Cilt cilt kitaplar devrildi, internet delik deşik edildi, doktorla artık tıbbi terimlerle gayet güzel anlaşıyoruz ama henüz içimdekinin bir insan yavrusu olduğu idrakına pek varamadığımızdan melek yavrumuza önceleri bulgur, pirinç, nohut, sonra da çilek, erik, mandalina diye bakliyat ve narenciye muamelesi yaparak bilinç düzeyimizi de ortaya koymuş oluyoruz.

Giyim kuşam işleri yavaş yavaş SOS vermeye başladı, etekler henüz idare ediyor ama pantolonlar çoktan arkalara atıldı bile. Ayakkabılarım genelde topuklu olduğundan onlar da nadasa bırakıldı. Henüz öyle hamil giysilerini filan kendime yakıştıramıyorum, döne dolaşa üçbeş şeyi giyip çıkarıyorum. Yalnız bu senenin göğüs altından büzmeli elbise modası şahaneymiş, 36 beden elbiseleri bu haldeyken bile rahatça giyebiliyorum.

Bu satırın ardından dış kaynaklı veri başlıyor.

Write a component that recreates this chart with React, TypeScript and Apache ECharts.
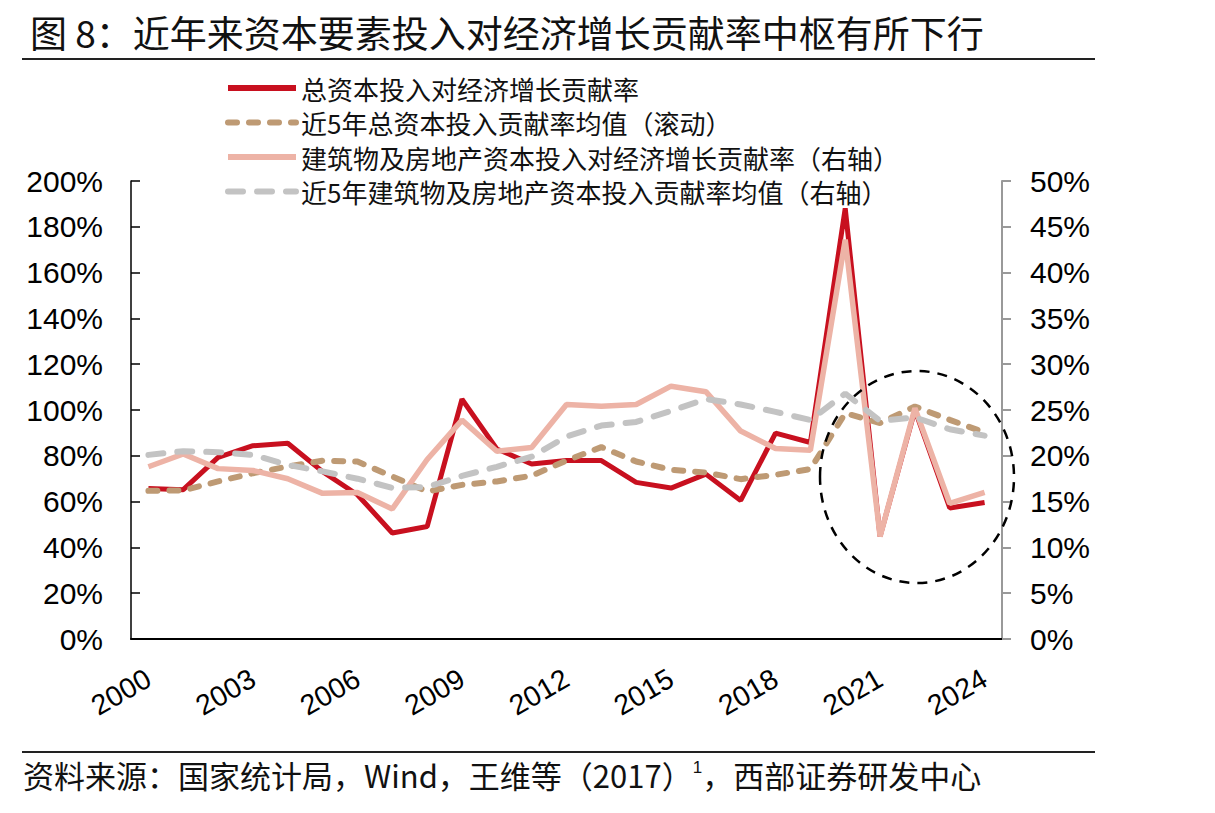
import React, { useEffect, useRef } from "react";
import * as echarts from "echarts";

// Years shown on the category axis
const years: string[] = [
  "2000", "2001", "2002", "2003", "2004", "2005", "2006", "2007", "2008", "2009",
  "2010", "2011", "2012", "2013", "2014", "2015", "2016", "2017", "2018", "2019",
  "2020", "2021", "2022", "2023", "2024",
];

// 总资本投入对经济增长贡献率 (%, left axis)
const totalCapital: number[] = [
  65.7, 65.2, 79.3, 84.4, 85.5, 73.1, 63.0, 46.3, 49.1, 104.7,
  83.0, 76.4, 77.9, 77.9, 68.4, 65.9, 72.0, 60.5, 89.9, 85.8,
  188.1, 44.8, 100.0, 57.2, 59.6,
];

// 近5年总资本投入贡献率均值（滚动） (%, left axis)
const totalCapitalAvg5: number[] = [
  64.7, 64.9, 68.8, 72.4, 75.3, 77.9, 77.5, 71.0, 64.4, 67.3,
  68.8, 71.3, 77.9, 83.8, 77.5, 73.9, 72.7, 69.8, 71.7, 74.2,
  98.6, 94.3, 101.5, 95.7, 90.2,
];

// 建筑物及房地产资本投入对经济增长贡献率 (%, right axis)
const realEstate: number[] = [
  18.8, 20.2, 18.6, 18.4, 17.5, 15.9, 16.0, 14.2, 19.6, 23.9,
  20.5, 20.9, 25.6, 25.4, 25.6, 27.6, 27.0, 22.7, 20.8, 20.6,
  43.6, 11.2, 25.2, 14.8, 16.0,
];

// 近5年建筑物及房地产资本投入贡献率均值 (%, right axis)
const realEstateAvg5: number[] = [
  20.1, 20.5, 20.4, 20.1, 19.0, 18.3, 17.5, 16.5, 16.6, 17.8,
  18.8, 19.9, 22.1, 23.3, 23.7, 24.9, 26.2, 25.6, 24.8, 23.9,
  26.8, 23.8, 24.2, 22.9, 22.2,
];

const seriesNames: string[] = [
  "总资本投入对经济增长贡献率",
  "近5年总资本投入贡献率均值（滚动）",
  "建筑物及房地产资本投入对经济增长贡献率（右轴）",
  "近5年建筑物及房地产资本投入贡献率均值（右轴）",
];

const titleText = "图 8：近年来资本要素投入对经济增长贡献率中枢有所下行";
const sourceText = "资料来源：国家统计局，Wind，王维等（2017）{sup|1}，西部证券研发中心";

const LATIN = "'Liberation Sans', Arial, 'Noto Sans CJK SC', sans-serif";
const CJK = "'Noto Sans CJK SC', 'Liberation Sans', sans-serif";

const W = 1215;
const H = 813;

export default function App() {
  const ref = useRef<HTMLDivElement>(null);

  useEffect(() => {
    document.body.style.margin = "0";
    if (!ref.current) return;
    const chart = echarts.init(ref.current, null, { renderer: "svg" });

    const option: echarts.EChartsOption = {
      animation: false,
      backgroundColor: "#ffffff",
      title: {
        text: titleText,
        left: 25,
        top: 8,
        textStyle: {
          fontFamily: CJK,
          fontSize: 37,
          fontWeight: "normal",
          color: "#111111",
        },
      },
      legend: {
        orient: "vertical",
        left: 220,
        top: 70,
        itemWidth: 68,
        itemHeight: 14,
        itemGap: 8.5,
        itemStyle: { opacity: 0, borderWidth: 0 },
        lineStyle: { width: 6 },
        textStyle: {
          fontFamily: CJK,
          fontSize: 26,
          color: "#111111",
          lineHeight: 26,
        },
        data: seriesNames,
      },
      grid: {
        left: 131,
        right: 213,
        top: 181,
        bottom: 174,
      },
      xAxis: {
        type: "category",
        data: years,
        boundaryGap: true,
        axisLine: { lineStyle: { color: "#000000", width: 2 } },
        axisTick: {
          inside: true,
          length: 10,
          interval: 2,
          lineStyle: { color: "#000000", width: 1.5 },
        },
        axisLabel: {
          interval: 2,
          rotate: 30,
          margin: 37,
          fontFamily: LATIN,
          fontSize: 28.5,
          color: "#000000",
        },
      },
      yAxis: [
        {
          type: "value",
          min: 0,
          max: 200,
          interval: 20,
          splitLine: { show: false },
          axisLine: { show: true, lineStyle: { color: "#000000", width: 1.5 } },
          axisTick: {
            show: true,
            inside: true,
            length: 9,
            lineStyle: { color: "#000000", width: 1.5 },
          },
          axisLabel: {
            formatter: "{value}%",
            margin: 28,
            fontFamily: LATIN,
            fontSize: 30,
            color: "#000000",
          },
        },
        {
          type: "value",
          min: 0,
          max: 50,
          interval: 5,
          position: "right",
          splitLine: { show: false },
          axisLine: { show: true, lineStyle: { color: "#999999", width: 2 } },
          axisTick: {
            show: true,
            inside: false,
            length: 9,
            lineStyle: { color: "#999999", width: 2 },
          },
          axisLabel: {
            formatter: "{value}%",
            margin: 28,
            fontFamily: LATIN,
            fontSize: 30,
            color: "#000000",
          },
        },
      ],
      series: [
        {
          name: seriesNames[0],
          type: "line",
          yAxisIndex: 0,
          data: totalCapital,
          symbol: "none",
          color: "#C8101F",
          lineStyle: { color: "#C8101F", width: 5 },
          z: 2,
        },
        {
          name: seriesNames[1],
          type: "line",
          yAxisIndex: 0,
          data: totalCapitalAvg5,
          symbol: "none",
          color: "#BE9A74",
          lineStyle: {
            color: "#BE9A74",
            width: 6,
            type: [9, 12],
            cap: "round",
          },
          z: 3,
        },
        {
          name: seriesNames[2],
          type: "line",
          yAxisIndex: 1,
          data: realEstate,
          symbol: "none",
          color: "#EDB3A6",
          lineStyle: { color: "#EDB3A6", width: 5.5 },
          z: 4,
        },
        {
          name: seriesNames[3],
          type: "line",
          yAxisIndex: 1,
          data: realEstateAvg5,
          symbol: "none",
          color: "#C3C3C3",
          lineStyle: {
            color: "#C3C3C3",
            width: 6,
            type: [15, 14],
            cap: "round",
          },
          z: 5,
        },
      ],
      graphic: [
        // rule under the title
        {
          type: "line",
          shape: { x1: 22, y1: 59, x2: 1095, y2: 59 },
          style: { stroke: "#222222", lineWidth: 2 },
        },
        // rule above the source note
        {
          type: "line",
          shape: { x1: 22, y1: 752, x2: 1095, y2: 752 },
          style: { stroke: "#222222", lineWidth: 2 },
        },
        // dashed highlight around the recent years
        {
          type: "ellipse",
          z: 100,
          shape: { cx: 917, cy: 477, rx: 97, ry: 106 },
          style: {
            fill: "none",
            stroke: "#000000",
            lineWidth: 2.5,
            lineDash: [10, 8],
          },
        },
        {
          type: "text",
          left: 23,
          top: 759,
          style: {
            text: sourceText,
            fontFamily: CJK,
            fontSize: 31,
            fill: "#111111",
            rich: {
              sup: {
                fontFamily: LATIN,
                fontSize: 17,
                verticalAlign: "top",
                fill: "#111111",
              },
            },
          },
        },
      ],
    };

    chart.setOption(option);
    return () => {
      chart.dispose();
    };
  }, []);

  return <div ref={ref} style={{ width: W, height: H }} />;
}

İki aydır neredeyse nefes almaya bile korktuğumdan, her daim gözüm yatakta olduğundan ve de her an içimin dışıma çıkma ihtimaline karşı bıraktığım spora dün itibariyle tekrar başladım, çok mutluyum. Sabah yarım saat yüzdüm, biraz midem ağzıma geldi tabii ama olsun, hareket etmek pek hoş bir duygu. Bizim balık da yüzüyor zaten mütemadiyen kesesinde, ona da iyi gelir herhalde.

8 Comments:

At 22:37, Blogger Sanem said...

Tebrik ederim, simdi daha iyi oldugunuza da sevindim :)

 
At 09:38, Blogger huysuz said...

öakıltaşım, sen de ortalıktan kaybolunca valla aklıma gelid benim de :) çok çok tebrikler, sağlıkla geçiririz bu dönemi hep birlikte umarım.

 
At 13:34, Blogger Ilgaz Gürses said...

Teşekkürler sanem, tecrübeliler bu daha ne ki diyorlar gerçi ama, olsun :)
Sağol Huysuzcum, inşallah doğdukları zamanları da yazarız böyle.

 
At 22:45, Blogger dory said...

Ne güzel, tebrikler:)
Valla özenmiyorum desem yalan olur...

 
At 11:11, Blogger Ilgaz Gürses said...

Sağol Dory ama şu anda hiç özenilecek bir halim yok inan. Zaten halihazırda anne olanlar çektikleri sıkıntıları hiç hatırlamıyorlar nedense :)

 
At 16:23, Blogger Pratik Anne said...

Cakiltasi,
Cok tebrik ederim. Dedigin gibi unutuyorsun hemen bu bulantilari, ruh gelgitlerini. Sonra tadina varmaya basliyorsun. Hele bir gobish kipirdanmaya baslasin. O zaman icinde hakikaten biri oldugunun idrakina varir daha rahat olursun. Sana mutlu, saglikli ve rahat bir hamilelik diliyorum geri kalan 5.5 ayda.

 
At 17:05, Blogger YesilErik said...

Cakiltasim, cok tebrik ederim. Yeni gordum yazini. Umarim hamileliginin geri kalani daha rahat gecer.

 
At 11:12, Blogger Ilgaz Gürses said...

Teşekkürler pratik anne (ne güzel ir isim), heyecanla o günleri bekliyorum.